(BRIEF) Print exactly the lines from the first one down to the line that contains "import plotly.graph_objects as go", both included, and skip the pictures.

(DATASET CONTENT)
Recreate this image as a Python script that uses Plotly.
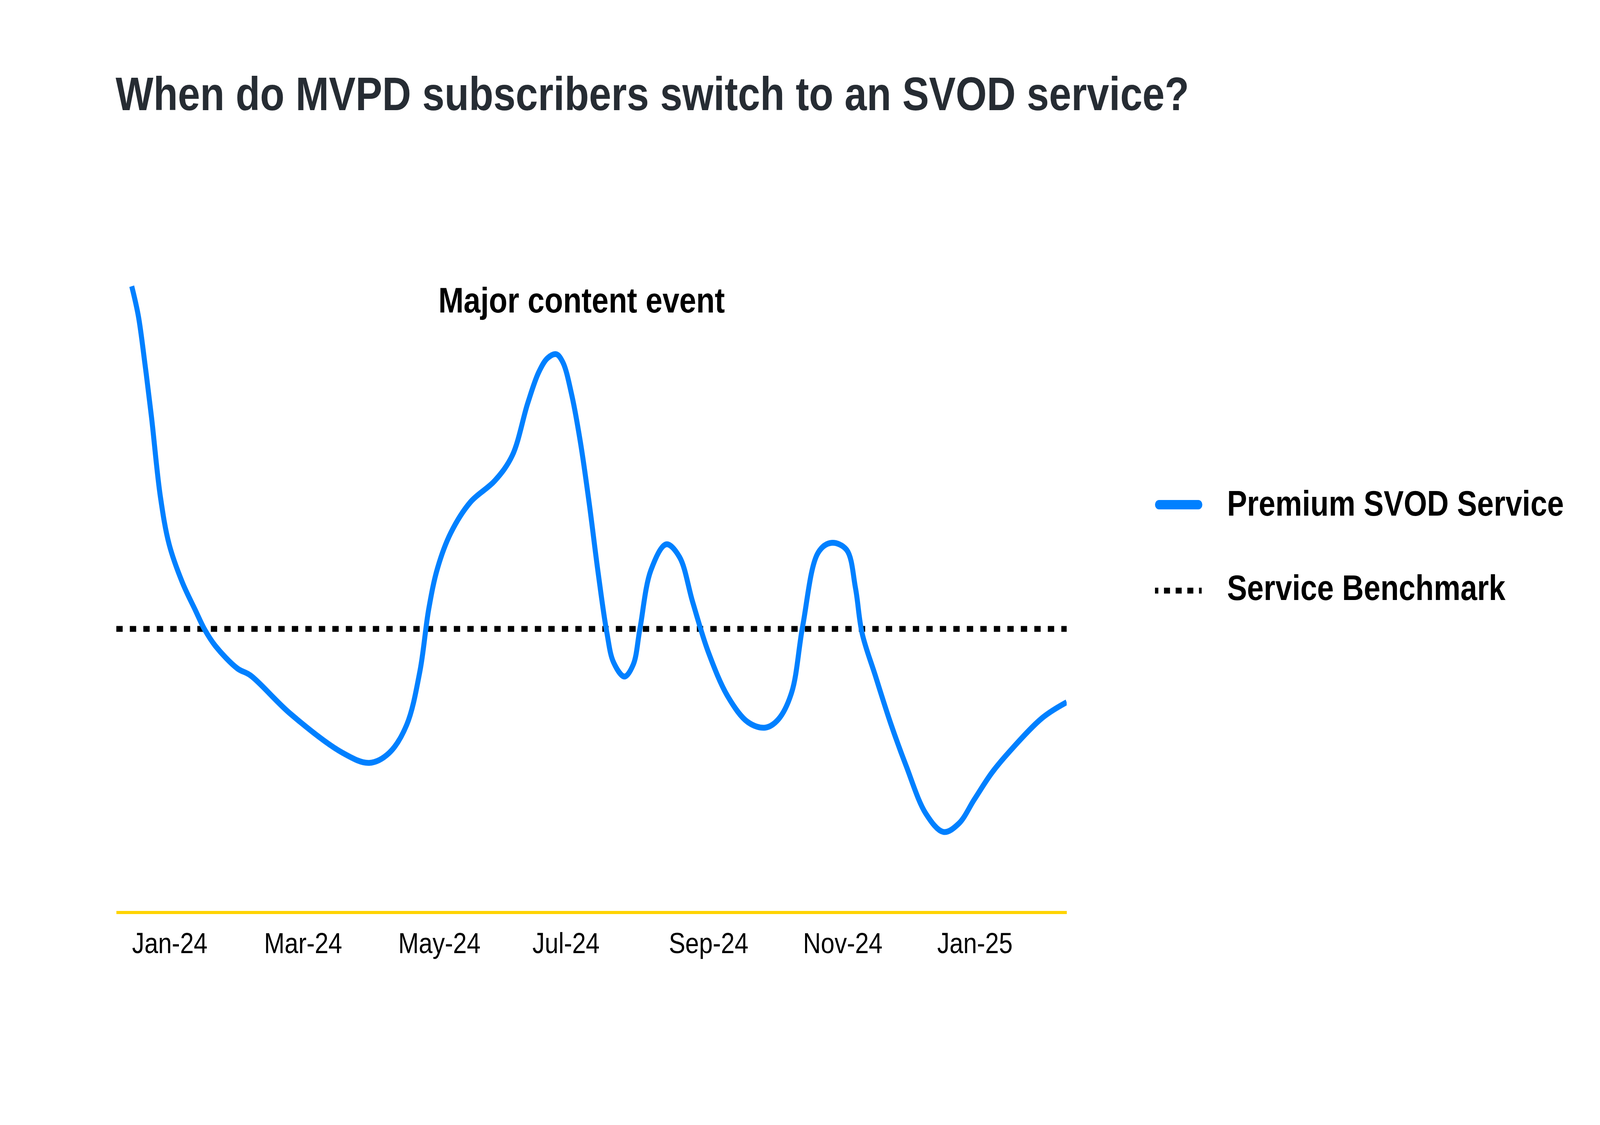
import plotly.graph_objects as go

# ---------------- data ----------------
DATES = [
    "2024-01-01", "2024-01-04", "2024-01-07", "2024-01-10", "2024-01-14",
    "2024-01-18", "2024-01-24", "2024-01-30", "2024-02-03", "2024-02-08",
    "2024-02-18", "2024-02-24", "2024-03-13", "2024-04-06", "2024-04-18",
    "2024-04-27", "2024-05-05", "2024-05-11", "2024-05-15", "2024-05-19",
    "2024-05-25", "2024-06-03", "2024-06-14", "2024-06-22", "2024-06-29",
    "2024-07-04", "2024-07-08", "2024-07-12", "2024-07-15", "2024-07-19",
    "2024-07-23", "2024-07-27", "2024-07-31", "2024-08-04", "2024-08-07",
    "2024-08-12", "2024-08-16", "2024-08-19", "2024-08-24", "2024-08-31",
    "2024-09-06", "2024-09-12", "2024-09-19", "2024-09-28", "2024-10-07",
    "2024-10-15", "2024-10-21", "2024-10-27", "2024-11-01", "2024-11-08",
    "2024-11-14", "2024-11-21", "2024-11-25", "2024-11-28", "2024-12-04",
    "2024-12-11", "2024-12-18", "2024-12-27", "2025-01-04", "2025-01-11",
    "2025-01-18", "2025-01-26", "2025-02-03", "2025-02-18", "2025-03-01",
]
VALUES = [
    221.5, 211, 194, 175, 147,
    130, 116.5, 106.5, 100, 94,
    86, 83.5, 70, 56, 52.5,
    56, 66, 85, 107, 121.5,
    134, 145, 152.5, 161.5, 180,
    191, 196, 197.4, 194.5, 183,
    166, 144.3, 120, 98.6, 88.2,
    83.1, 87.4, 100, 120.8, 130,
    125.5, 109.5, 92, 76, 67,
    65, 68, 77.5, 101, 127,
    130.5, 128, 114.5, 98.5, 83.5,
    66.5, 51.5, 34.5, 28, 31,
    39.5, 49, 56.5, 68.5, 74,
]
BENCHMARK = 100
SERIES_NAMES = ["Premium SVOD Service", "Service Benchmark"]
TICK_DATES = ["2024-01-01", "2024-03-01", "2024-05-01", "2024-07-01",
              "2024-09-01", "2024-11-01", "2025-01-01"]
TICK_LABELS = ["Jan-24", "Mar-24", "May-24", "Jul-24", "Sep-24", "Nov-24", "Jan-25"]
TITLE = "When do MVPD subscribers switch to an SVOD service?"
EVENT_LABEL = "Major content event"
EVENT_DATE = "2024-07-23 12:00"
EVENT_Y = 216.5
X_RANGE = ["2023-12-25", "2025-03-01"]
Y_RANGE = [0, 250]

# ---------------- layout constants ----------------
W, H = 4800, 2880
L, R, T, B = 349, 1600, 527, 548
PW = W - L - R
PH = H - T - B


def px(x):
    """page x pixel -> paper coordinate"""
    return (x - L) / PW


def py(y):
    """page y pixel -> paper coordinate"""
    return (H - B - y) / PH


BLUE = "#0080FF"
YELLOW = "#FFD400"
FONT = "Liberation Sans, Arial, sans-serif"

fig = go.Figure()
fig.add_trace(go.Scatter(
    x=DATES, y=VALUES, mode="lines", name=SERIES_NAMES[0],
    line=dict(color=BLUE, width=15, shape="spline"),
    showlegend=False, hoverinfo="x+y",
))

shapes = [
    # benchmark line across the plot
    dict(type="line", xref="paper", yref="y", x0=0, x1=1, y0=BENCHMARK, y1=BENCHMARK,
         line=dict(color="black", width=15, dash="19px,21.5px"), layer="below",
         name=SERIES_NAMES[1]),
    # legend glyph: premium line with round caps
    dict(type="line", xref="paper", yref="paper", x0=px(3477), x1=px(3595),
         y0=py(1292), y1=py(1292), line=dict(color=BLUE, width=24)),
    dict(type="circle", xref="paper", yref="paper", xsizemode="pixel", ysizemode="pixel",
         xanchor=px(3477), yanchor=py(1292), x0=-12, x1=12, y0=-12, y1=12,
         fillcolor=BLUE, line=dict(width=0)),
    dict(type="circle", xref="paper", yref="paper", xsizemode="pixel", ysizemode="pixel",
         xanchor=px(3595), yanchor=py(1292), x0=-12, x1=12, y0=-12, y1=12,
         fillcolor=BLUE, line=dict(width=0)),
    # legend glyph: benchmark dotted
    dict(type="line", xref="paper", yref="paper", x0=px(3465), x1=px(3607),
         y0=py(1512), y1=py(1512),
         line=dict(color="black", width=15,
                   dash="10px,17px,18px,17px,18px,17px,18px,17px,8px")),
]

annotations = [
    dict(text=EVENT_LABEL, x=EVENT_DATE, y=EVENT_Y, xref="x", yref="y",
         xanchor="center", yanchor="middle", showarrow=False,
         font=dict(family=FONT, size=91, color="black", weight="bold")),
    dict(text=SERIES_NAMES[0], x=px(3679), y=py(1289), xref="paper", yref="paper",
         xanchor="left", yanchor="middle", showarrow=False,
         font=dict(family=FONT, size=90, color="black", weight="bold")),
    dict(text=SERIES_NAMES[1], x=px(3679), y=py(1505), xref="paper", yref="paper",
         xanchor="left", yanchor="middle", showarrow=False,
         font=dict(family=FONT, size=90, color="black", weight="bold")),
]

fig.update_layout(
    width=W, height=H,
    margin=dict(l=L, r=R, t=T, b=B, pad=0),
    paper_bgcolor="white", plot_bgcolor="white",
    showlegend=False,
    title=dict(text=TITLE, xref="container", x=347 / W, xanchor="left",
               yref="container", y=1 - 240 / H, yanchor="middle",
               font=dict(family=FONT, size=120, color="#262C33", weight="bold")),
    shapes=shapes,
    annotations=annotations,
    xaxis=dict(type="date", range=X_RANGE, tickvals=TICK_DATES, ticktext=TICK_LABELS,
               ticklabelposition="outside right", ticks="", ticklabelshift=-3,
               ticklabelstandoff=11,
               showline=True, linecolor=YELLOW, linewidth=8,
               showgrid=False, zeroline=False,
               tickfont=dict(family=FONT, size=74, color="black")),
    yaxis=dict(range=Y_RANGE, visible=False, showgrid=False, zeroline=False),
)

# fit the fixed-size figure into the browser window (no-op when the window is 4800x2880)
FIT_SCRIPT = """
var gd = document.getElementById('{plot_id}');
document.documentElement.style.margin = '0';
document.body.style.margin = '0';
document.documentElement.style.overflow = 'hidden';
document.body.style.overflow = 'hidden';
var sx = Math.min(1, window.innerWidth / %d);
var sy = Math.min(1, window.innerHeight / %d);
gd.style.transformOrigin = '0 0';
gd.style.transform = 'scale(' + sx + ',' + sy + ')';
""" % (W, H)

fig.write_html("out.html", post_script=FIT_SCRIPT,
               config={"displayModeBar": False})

(SOLUTION TO THIS PROBLEM)
Recreate this image as a Python script that uses Plotly.
import plotly.graph_objects as go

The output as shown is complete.